Given data:
Begin

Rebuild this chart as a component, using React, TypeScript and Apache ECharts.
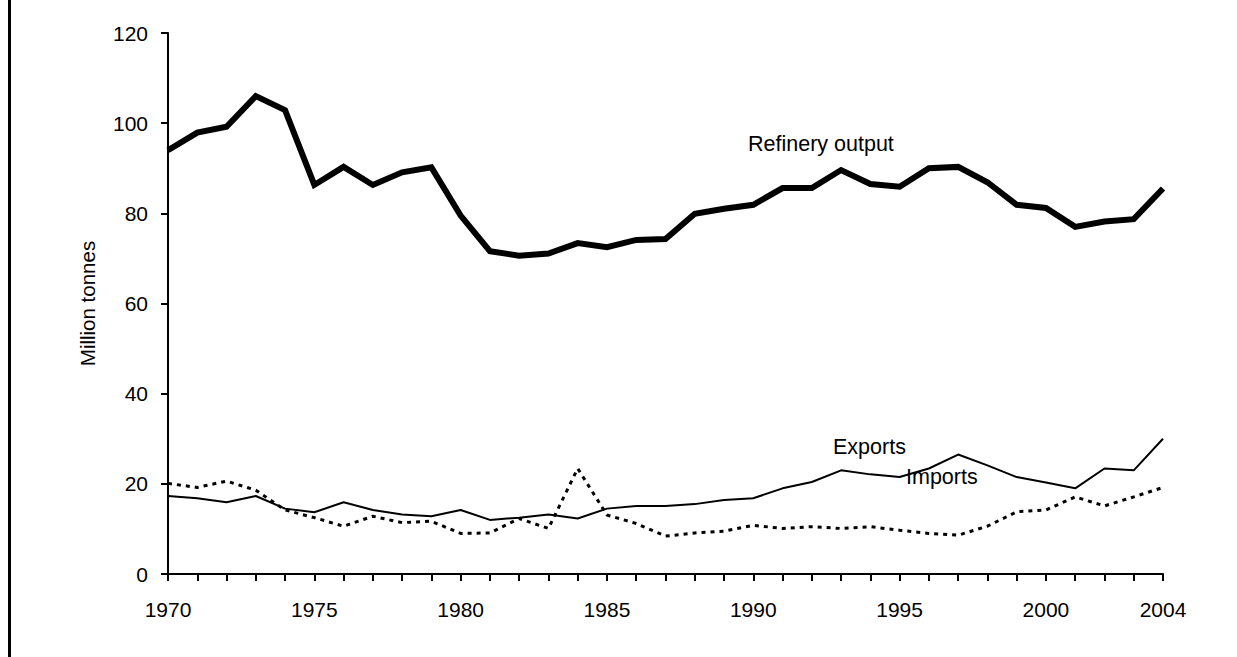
import React, { useEffect, useRef } from "react";
import * as echarts from "echarts";

const years: string[] = [];
for (let y = 1970; y <= 2004; y++) years.push(String(y));

const refineryOutput = [
  94.0, 97.9, 99.2, 106.0, 102.9, 86.3, 90.3, 86.3, 89.1, 90.2,
  79.5, 71.6, 70.6, 71.1, 73.4, 72.5, 74.1, 74.3, 79.9, 81.0,
  81.9, 85.6, 85.6, 89.6, 86.5, 85.9, 90.0, 90.3, 86.9, 81.9,
  81.2, 77.0, 78.2, 78.7, 85.5,
];

const exportsData = [
  17.3, 16.8, 15.9, 17.3, 14.5, 13.7, 15.9, 14.2, 13.2, 12.8,
  14.2, 12.0, 12.5, 13.2, 12.3, 14.5, 15.1, 15.1, 15.5, 16.4,
  16.8, 19.0, 20.4, 23.0, 22.1, 21.5, 23.4, 26.5, 24.1, 21.5,
  20.3, 19.0, 23.4, 23.0, 30.0,
];

const importsData = [
  20.1, 19.2, 20.6, 18.6, 14.2, 12.5, 10.6, 12.8, 11.4, 11.7,
  9.0, 9.1, 12.3, 10.1, 23.4, 13.1, 11.2, 8.4, 9.1, 9.5,
  10.8, 10.1, 10.5, 10.1, 10.5, 9.7, 9.0, 8.6, 10.6, 13.8,
  14.2, 17.1, 15.1, 17.1, 19.2,
];

const shownYearLabels = ["1970", "1975", "1980", "1985", "1990", "1995", "2000", "2004"];

const FONT = "'Liberation Sans', Arial, sans-serif";

export default function App() {
  const ref = useRef<HTMLDivElement>(null);
  useEffect(() => {
    document.body.style.margin = "0";
    const chart = echarts.init(ref.current!, null, { renderer: "svg" });
    chart.setOption({
      animation: false,
      backgroundColor: "#ffffff",
      textStyle: { fontFamily: FONT },
      grid: { left: 168, right: 74, top: 33, bottom: 83 },
      xAxis: {
        type: "category",
        data: years,
        boundaryGap: false,
        axisLine: { lineStyle: { color: "#000", width: 2 } },
        axisTick: { interval: 0, length: 7, lineStyle: { color: "#000", width: 2 } },
        axisLabel: {
          interval: (_i: number, v: string) => shownYearLabels.includes(v),
          color: "#000",
          fontSize: 21,
          fontFamily: FONT,
          margin: 25,
        },
        splitLine: { show: false },
      },
      yAxis: {
        type: "value",
        min: 0,
        max: 120,
        interval: 20,
        name: "Million tonnes",
        nameLocation: "middle",
        nameRotate: 90,
        nameGap: 70,
        nameTextStyle: { color: "#000", fontSize: 20.5, fontFamily: FONT },
        axisLine: { show: true, lineStyle: { color: "#000", width: 2 } },
        axisTick: { show: true, length: 7, lineStyle: { color: "#000", width: 2 } },
        axisLabel: { color: "#000", fontSize: 21, fontFamily: FONT, margin: 20 },
        splitLine: { show: false },
      },
      series: [
        {
          name: "Refinery output",
          type: "line",
          data: refineryOutput,
          symbol: "none",
          lineStyle: { color: "#000", width: 6, join: "miter" },
        },
        {
          name: "Exports",
          type: "line",
          data: exportsData,
          symbol: "none",
          lineStyle: { color: "#000", width: 2 },
        },
        {
          name: "Imports",
          type: "line",
          data: importsData,
          symbol: "none",
          lineStyle: { color: "#000", width: 3, type: [4, 5] },
        },
      ],
      graphic: [
        { type: "rect", shape: { x: 8, y: 0, width: 3, height: 657 }, style: { fill: "#000" } },
        {
          type: "text",
          x: 748,
          y: 144,
          style: { text: "Refinery output", fill: "#000", fontSize: 21.5, fontFamily: FONT, verticalAlign: "middle" },
        },
        {
          type: "text",
          x: 833,
          y: 447,
          style: { text: "Exports", fill: "#000", fontSize: 21.5, fontFamily: FONT, verticalAlign: "middle" },
        },
        {
          type: "text",
          x: 906,
          y: 477,
          style: { text: "Imports", fill: "#000", fontSize: 21.5, fontFamily: FONT, verticalAlign: "middle" },
        },
      ],
    });
    return () => chart.dispose();
  }, []);
  return <div ref={ref} style={{ position: "absolute", left: 0, top: 0, width: 1237, height: 657 }} />;
}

End

Problem to solve:
Copy the material exactly. Do not include the pictures.

Result:
Rebuild this chart as a component, using React, TypeScript and Apache ECharts.
import React, { useEffect, useRef } from "react";
import * as echarts from "echarts";

const years: string[] = [];
for (let y = 1970; y <= 2004; y++) years.push(String(y));

const refineryOutput = [
  94.0, 97.9, 99.2, 106.0, 102.9, 86.3, 90.3, 86.3, 89.1, 90.2,
  79.5, 71.6, 70.6, 71.1, 73.4, 72.5, 74.1, 74.3, 79.9, 81.0,
  81.9, 85.6, 85.6, 89.6, 86.5, 85.9, 90.0, 90.3, 86.9, 81.9,
  81.2, 77.0, 78.2, 78.7, 85.5,
];

const exportsData = [
  17.3, 16.8, 15.9, 17.3, 14.5, 13.7, 15.9, 14.2, 13.2, 12.8,
  14.2, 12.0, 12.5, 13.2, 12.3, 14.5, 15.1, 15.1, 15.5, 16.4,
  16.8, 19.0, 20.4, 23.0, 22.1, 21.5, 23.4, 26.5, 24.1, 21.5,
  20.3, 19.0, 23.4, 23.0, 30.0,
];

const importsData = [
  20.1, 19.2, 20.6, 18.6, 14.2, 12.5, 10.6, 12.8, 11.4, 11.7,
  9.0, 9.1, 12.3, 10.1, 23.4, 13.1, 11.2, 8.4, 9.1, 9.5,
  10.8, 10.1, 10.5, 10.1, 10.5, 9.7, 9.0, 8.6, 10.6, 13.8,
  14.2, 17.1, 15.1, 17.1, 19.2,
];

const shownYearLabels = ["1970", "1975", "1980", "1985", "1990", "1995", "2000", "2004"];

const FONT = "'Liberation Sans', Arial, sans-serif";

export default function App() {
  const ref = useRef<HTMLDivElement>(null);
  useEffect(() => {
    document.body.style.margin = "0";
    const chart = echarts.init(ref.current!, null, { renderer: "svg" });
    chart.setOption({
      animation: false,
      backgroundColor: "#ffffff",
      textStyle: { fontFamily: FONT },
      grid: { left: 168, right: 74, top: 33, bottom: 83 },
      xAxis: {
        type: "category",
        data: years,
        boundaryGap: false,
        axisLine: { lineStyle: { color: "#000", width: 2 } },
        axisTick: { interval: 0, length: 7, lineStyle: { color: "#000", width: 2 } },
        axisLabel: {
          interval: (_i: number, v: string) => shownYearLabels.includes(v),
          color: "#000",
          fontSize: 21,
          fontFamily: FONT,
          margin: 25,
        },
        splitLine: { show: false },
      },
      yAxis: {
        type: "value",
        min: 0,
        max: 120,
        interval: 20,
        name: "Million tonnes",
        nameLocation: "middle",
        nameRotate: 90,
        nameGap: 70,
        nameTextStyle: { color: "#000", fontSize: 20.5, fontFamily: FONT },
        axisLine: { show: true, lineStyle: { color: "#000", width: 2 } },
        axisTick: { show: true, length: 7, lineStyle: { color: "#000", width: 2 } },
        axisLabel: { color: "#000", fontSize: 21, fontFamily: FONT, margin: 20 },
        splitLine: { show: false },
      },
      series: [
        {
          name: "Refinery output",
          type: "line",
          data: refineryOutput,
          symbol: "none",
          lineStyle: { color: "#000", width: 6, join: "miter" },
        },
        {
          name: "Exports",
          type: "line",
          data: exportsData,
          symbol: "none",
          lineStyle: { color: "#000", width: 2 },
        },
        {
          name: "Imports",
          type: "line",
          data: importsData,
          symbol: "none",
          lineStyle: { color: "#000", width: 3, type: [4, 5] },
        },
      ],
      graphic: [
        { type: "rect", shape: { x: 8, y: 0, width: 3, height: 657 }, style: { fill: "#000" } },
        {
          type: "text",
          x: 748,
          y: 144,
          style: { text: "Refinery output", fill: "#000", fontSize: 21.5, fontFamily: FONT, verticalAlign: "middle" },
        },
        {
          type: "text",
          x: 833,
          y: 447,
          style: { text: "Exports", fill: "#000", fontSize: 21.5, fontFamily: FONT, verticalAlign: "middle" },
        },
        {
          type: "text",
          x: 906,
          y: 477,
          style: { text: "Imports", fill: "#000", fontSize: 21.5, fontFamily: FONT, verticalAlign: "middle" },
        },
      ],
    });
    return () => chart.dispose();
  }, []);
  return <div ref={ref} style={{ position: "absolute", left: 0, top: 0, width: 1237, height: 657 }} />;
}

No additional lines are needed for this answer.